Entries with chart source code:

● ● ● ●

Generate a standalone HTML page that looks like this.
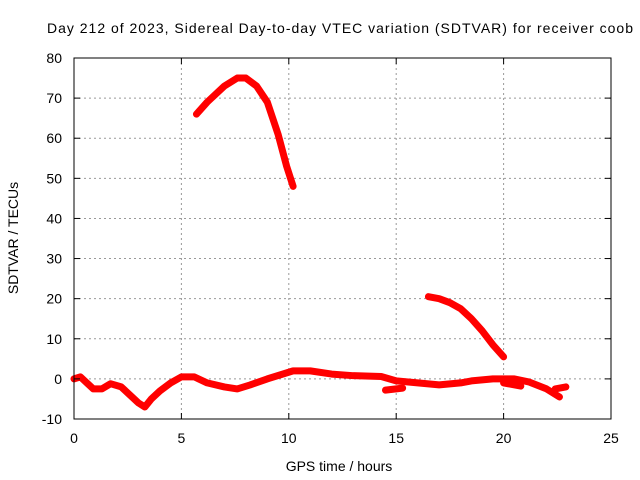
<!DOCTYPE html>
<html><head><meta charset="utf-8"><style>
body{margin:0;background:#fff}
svg{display:block;font-family:"Liberation Sans",sans-serif;font-size:14px}
</style></head><body>
<svg id="chart" width="640" height="480">
<text x="47" y="33" textLength="586" lengthAdjust="spacing" font-size="14">Day 212 of 2023, Sidereal Day-to-day VTEC variation (SDTVAR) for receiver coob</text>
<g id="grid"></g><g id="series"></g><g id="axes"></g>
<text x="339" y="471" text-anchor="middle">GPS time / hours</text>
<text transform="translate(18,238) rotate(-90)" text-anchor="middle">SDTVAR / TECUs</text>
</svg>
<script>
const xTicks=[0,5,10,15,20,25];
const yTicks=[-10,0,10,20,30,40,50,60,70,80];
const lowHours=[0,0.3,0.6,0.9,1.3,1.7,2.2,2.6,3.0,3.3,3.6,4.0,4.5,5.0,5.6,6.2,7.0,7.6,8.2,9.0,9.6,10.2,11,12,13,14.3,15,16,17,18,18.5,19.5,20.5,21.2,22,22.6];
const lowValues=[0,0.5,-1,-2.5,-2.5,-1.2,-2,-4,-6,-7,-5,-3,-1,0.5,0.5,-1,-2,-2.5,-1.5,0,1,2,2,1.2,0.8,0.6,-0.5,-1,-1.5,-1,-0.5,0,0,-0.8,-2.5,-4.5];
const fragAHours=[14.5,15.3];const fragAValues=[-2.8,-2.3];
const fragBHours=[20.0,20.8];const fragBValues=[-1,-1.8];
const fragCHours=[22.4,22.9];const fragCValues=[-2.5,-2];
const arcHours=[5.7,6.2,7,7.6,8.0,8.5,9,9.5,9.9,10.2];
const arcValues=[66,69,73,75,75,73,69,61,53,48];
const tailHours=[16.5,17,17.5,18,18.5,19,19.5,20];
const tailValues=[20.5,20,19,17.5,15,12,8.5,5.5];
const X0=74,X1=611,Y0=419,Y1=58;
const sx=h=>X0+(h-0)/(25-0)*(X1-X0);
const sy=v=>Y0-(v+10)/90*(Y0-Y1);
const NS='http://www.w3.org/2000/svg';
function mk(t,a,p){const e=document.createElementNS(NS,t);for(const k in a)e.setAttribute(k,a[k]);p.appendChild(e);return e;}
const grid=document.getElementById('grid'),axes=document.getElementById('axes'),ser=document.getElementById('series');
xTicks.forEach(t=>{const x=sx(t);
 if(t>0&&t<25){const g=mk('line',{x1:x,x2:x,y1:Y1,y2:Y0,stroke:'#999','stroke-dasharray':'2,3'},grid);
 
 }
 mk('line',{x1:x,x2:x,y1:Y0,y2:Y0-6,stroke:'#000'},axes);
 mk('line',{x1:x,x2:x,y1:Y1,y2:Y1+6,stroke:'#000'},axes);
 const l=mk('text',{x:x,y:Y0+24,'text-anchor':'middle'},axes);l.textContent=t;
 
 });
yTicks.forEach(t=>{const y=sy(t);
 if(t>-10&&t<80){const g=mk('line',{x1:X0,x2:X1,y1:y,y2:y,stroke:'#999','stroke-dasharray':'2,3'},grid);
 
 }
 mk('line',{x1:X0,x2:X0+6,y1:y,y2:y,stroke:'#000'},axes);
 mk('line',{x1:X1,x2:X1-6,y1:y,y2:y,stroke:'#000'},axes);
 const l=mk('text',{x:X0-12,y:y+5,'text-anchor':'end'},axes);l.textContent=t;
 
 });
const fr=mk('rect',{x:X0,y:Y1,width:X1-X0,height:Y0-Y1,fill:'none',stroke:'#000'},axes);


function line(hs,vs,name){const p=mk('polyline',{points:hs.map((h,i)=>sx(h)+','+sy(vs[i])).join(' '),fill:'none',stroke:'#f00','stroke-width':7,'stroke-linejoin':'round','stroke-linecap':'round'},ser);
 
 }
line(lowHours,lowValues,'series-baseline');
line(fragAHours,fragAValues,'series-fragment-a');
line(fragBHours,fragBValues,'series-fragment-b');
line(fragCHours,fragCValues,'series-fragment-c');
line(arcHours,arcValues,'series-arc');
line(tailHours,tailValues,'series-tail');
</script>
</body></html>
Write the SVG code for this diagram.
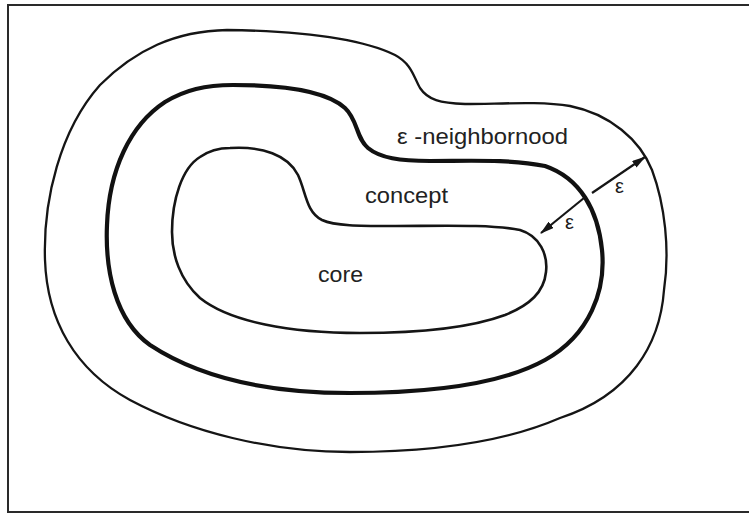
<svg xmlns="http://www.w3.org/2000/svg" width="749" height="518" viewBox="0 0 749 518">
<style>
.bg{fill:#ffffff}
.frame{fill:none;stroke:#2a2a2a;stroke-width:2}
.thin{fill:none;stroke:#151515;stroke-width:2.3}
.thick{fill:none;stroke:#111111;stroke-width:4.2}
.inner{fill:none;stroke:#151515;stroke-width:2.6}
.lbl{font-family:"Liberation Sans",Arial,sans-serif;font-size:22px;fill:#222222}
.eps{font-family:"Liberation Sans",Arial,sans-serif;font-size:20px;fill:#1a1a1a}
.arrow{fill:none;stroke:#151515;stroke-width:2.2}
</style>
<defs>
<marker id="head" viewBox="0 0 14 8" refX="13" refY="4" markerWidth="14" markerHeight="8" markerUnits="userSpaceOnUse" orient="auto">
<path d="M0,0 L14,4 L0,8 Z" fill="#151515"/>
</marker>
</defs>
<rect class="bg" x="0" y="0" width="749" height="518"/>
<g id="frame">
<path class="frame" d="M749,5 L8,5 L8,512 L749,512"/>
</g>
<g id="neighborhood">
<path class="thin" d="M227,30 C300,31 360,38 395,55 C412,64 414,78 420,88 C428,100 440,103 465,104 C500,104 540,101 570,106 C610,114 640,140 652,170 C665,205 670,250 664,290 C660,345 630,395 560,418 C500,444 420,452 350,452 C270,452 190,432 130,400 C75,370 47,320 45,260 C43,200 60,130 100,85 C135,50 175,31 227,30 Z"/>
</g>
<g id="concept">
<path class="thick" d="M233,85 C280,85 325,90 345,108 C358,120 356,138 368,148 C380,158 400,161 430,161 C470,161 510,159 545,166 C580,178 598,210 602,250 C606,290 590,335 545,360 C500,385 430,393 350,393 C270,393 200,378 150,345 C115,320 105,270 107,225 C109,170 130,125 165,102 C185,90 205,85 233,85 Z"/>
</g>
<g id="core">
<path class="inner" d="M230,148 C262,146 288,155 298,175 C306,192 306,212 322,220 C335,226 360,226 390,226 C440,226 490,224 520,230 C540,236 548,255 546,272 C544,292 530,305 505,315 C470,328 420,333 360,333 C290,333 230,322 200,298 C180,280 172,255 172,232 C172,200 182,168 200,157 C210,150 220,148 230,148 Z"/>
</g>
<g id="connectors">
<line class="arrow" x1="592" y1="193" x2="645" y2="157" marker-end="url(#head)"/>
<line class="arrow" x1="584" y1="198" x2="541" y2="233" marker-end="url(#head)"/>
</g>
<g id="labels">
<text class="lbl" x="397" y="144" textLength="171" lengthAdjust="spacingAndGlyphs">ε -neighbornood</text>
<text class="lbl" x="365" y="203" textLength="83" lengthAdjust="spacingAndGlyphs">concept</text>
<text class="lbl" x="318" y="282" textLength="45" lengthAdjust="spacingAndGlyphs">core</text>
<text class="eps" x="615" y="193">ε</text>
<text class="eps" x="565" y="229">ε</text>
</g>
</svg>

● ● ● ●

WHAT TO PRODUCE: Give back every line exactly as it stands, pictures excluded.

ANSWER:
Generate a standalone HTML page that looks like this.
<!DOCTYPE html>
<html><head><meta charset="utf-8"><style>
body{margin:0;background:#fff}
svg{display:block;font-family:"Liberation Sans",sans-serif;font-size:14px}
</style></head><body>
<svg id="chart" width="640" height="480">
<text x="47" y="33" textLength="586" lengthAdjust="spacing" font-size="14">Day 212 of 2023, Sidereal Day-to-day VTEC variation (SDTVAR) for receiver coob</text>
<g id="grid"></g><g id="series"></g><g id="axes"></g>
<text x="339" y="471" text-anchor="middle">GPS time / hours</text>
<text transform="translate(18,238) rotate(-90)" text-anchor="middle">SDTVAR / TECUs</text>
</svg>
<script>
const xTicks=[0,5,10,15,20,25];
const yTicks=[-10,0,10,20,30,40,50,60,70,80];
const lowHours=[0,0.3,0.6,0.9,1.3,1.7,2.2,2.6,3.0,3.3,3.6,4.0,4.5,5.0,5.6,6.2,7.0,7.6,8.2,9.0,9.6,10.2,11,12,13,14.3,15,16,17,18,18.5,19.5,20.5,21.2,22,22.6];
const lowValues=[0,0.5,-1,-2.5,-2.5,-1.2,-2,-4,-6,-7,-5,-3,-1,0.5,0.5,-1,-2,-2.5,-1.5,0,1,2,2,1.2,0.8,0.6,-0.5,-1,-1.5,-1,-0.5,0,0,-0.8,-2.5,-4.5];
const fragAHours=[14.5,15.3];const fragAValues=[-2.8,-2.3];
const fragBHours=[20.0,20.8];const fragBValues=[-1,-1.8];
const fragCHours=[22.4,22.9];const fragCValues=[-2.5,-2];
const arcHours=[5.7,6.2,7,7.6,8.0,8.5,9,9.5,9.9,10.2];
const arcValues=[66,69,73,75,75,73,69,61,53,48];
const tailHours=[16.5,17,17.5,18,18.5,19,19.5,20];
const tailValues=[20.5,20,19,17.5,15,12,8.5,5.5];
const X0=74,X1=611,Y0=419,Y1=58;
const sx=h=>X0+(h-0)/(25-0)*(X1-X0);
const sy=v=>Y0-(v+10)/90*(Y0-Y1);
const NS='http://www.w3.org/2000/svg';
function mk(t,a,p){const e=document.createElementNS(NS,t);for(const k in a)e.setAttribute(k,a[k]);p.appendChild(e);return e;}
const grid=document.getElementById('grid'),axes=document.getElementById('axes'),ser=document.getElementById('series');
xTicks.forEach(t=>{const x=sx(t);
 if(t>0&&t<25){const g=mk('line',{x1:x,x2:x,y1:Y1,y2:Y0,stroke:'#999','stroke-dasharray':'2,3'},grid);
 
 }
 mk('line',{x1:x,x2:x,y1:Y0,y2:Y0-6,stroke:'#000'},axes);
 mk('line',{x1:x,x2:x,y1:Y1,y2:Y1+6,stroke:'#000'},axes);
 const l=mk('text',{x:x,y:Y0+24,'text-anchor':'middle'},axes);l.textContent=t;
 
 });
yTicks.forEach(t=>{const y=sy(t);
 if(t>-10&&t<80){const g=mk('line',{x1:X0,x2:X1,y1:y,y2:y,stroke:'#999','stroke-dasharray':'2,3'},grid);
 
 }
 mk('line',{x1:X0,x2:X0+6,y1:y,y2:y,stroke:'#000'},axes);
 mk('line',{x1:X1,x2:X1-6,y1:y,y2:y,stroke:'#000'},axes);
 const l=mk('text',{x:X0-12,y:y+5,'text-anchor':'end'},axes);l.textContent=t;
 
 });
const fr=mk('rect',{x:X0,y:Y1,width:X1-X0,height:Y0-Y1,fill:'none',stroke:'#000'},axes);


function line(hs,vs,name){const p=mk('polyline',{points:hs.map((h,i)=>sx(h)+','+sy(vs[i])).join(' '),fill:'none',stroke:'#f00','stroke-width':7,'stroke-linejoin':'round','stroke-linecap':'round'},ser);
 
 }
line(lowHours,lowValues,'series-baseline');
line(fragAHours,fragAValues,'series-fragment-a');
line(fragBHours,fragBValues,'series-fragment-b');
line(fragCHours,fragCValues,'series-fragment-c');
line(arcHours,arcValues,'series-arc');
line(tailHours,tailValues,'series-tail');
</script>
</body></html>
Write the SVG code for this diagram.
<svg xmlns="http://www.w3.org/2000/svg" width="749" height="518" viewBox="0 0 749 518">
<style>
.bg{fill:#ffffff}
.frame{fill:none;stroke:#2a2a2a;stroke-width:2}
.thin{fill:none;stroke:#151515;stroke-width:2.3}
.thick{fill:none;stroke:#111111;stroke-width:4.2}
.inner{fill:none;stroke:#151515;stroke-width:2.6}
.lbl{font-family:"Liberation Sans",Arial,sans-serif;font-size:22px;fill:#222222}
.eps{font-family:"Liberation Sans",Arial,sans-serif;font-size:20px;fill:#1a1a1a}
.arrow{fill:none;stroke:#151515;stroke-width:2.2}
</style>
<defs>
<marker id="head" viewBox="0 0 14 8" refX="13" refY="4" markerWidth="14" markerHeight="8" markerUnits="userSpaceOnUse" orient="auto">
<path d="M0,0 L14,4 L0,8 Z" fill="#151515"/>
</marker>
</defs>
<rect class="bg" x="0" y="0" width="749" height="518"/>
<g id="frame">
<path class="frame" d="M749,5 L8,5 L8,512 L749,512"/>
</g>
<g id="neighborhood">
<path class="thin" d="M227,30 C300,31 360,38 395,55 C412,64 414,78 420,88 C428,100 440,103 465,104 C500,104 540,101 570,106 C610,114 640,140 652,170 C665,205 670,250 664,290 C660,345 630,395 560,418 C500,444 420,452 350,452 C270,452 190,432 130,400 C75,370 47,320 45,260 C43,200 60,130 100,85 C135,50 175,31 227,30 Z"/>
</g>
<g id="concept">
<path class="thick" d="M233,85 C280,85 325,90 345,108 C358,120 356,138 368,148 C380,158 400,161 430,161 C470,161 510,159 545,166 C580,178 598,210 602,250 C606,290 590,335 545,360 C500,385 430,393 350,393 C270,393 200,378 150,345 C115,320 105,270 107,225 C109,170 130,125 165,102 C185,90 205,85 233,85 Z"/>
</g>
<g id="core">
<path class="inner" d="M230,148 C262,146 288,155 298,175 C306,192 306,212 322,220 C335,226 360,226 390,226 C440,226 490,224 520,230 C540,236 548,255 546,272 C544,292 530,305 505,315 C470,328 420,333 360,333 C290,333 230,322 200,298 C180,280 172,255 172,232 C172,200 182,168 200,157 C210,150 220,148 230,148 Z"/>
</g>
<g id="connectors">
<line class="arrow" x1="592" y1="193" x2="645" y2="157" marker-end="url(#head)"/>
<line class="arrow" x1="584" y1="198" x2="541" y2="233" marker-end="url(#head)"/>
</g>
<g id="labels">
<text class="lbl" x="397" y="144" textLength="171" lengthAdjust="spacingAndGlyphs">ε -neighbornood</text>
<text class="lbl" x="365" y="203" textLength="83" lengthAdjust="spacingAndGlyphs">concept</text>
<text class="lbl" x="318" y="282" textLength="45" lengthAdjust="spacingAndGlyphs">core</text>
<text class="eps" x="615" y="193">ε</text>
<text class="eps" x="565" y="229">ε</text>
</g>
</svg>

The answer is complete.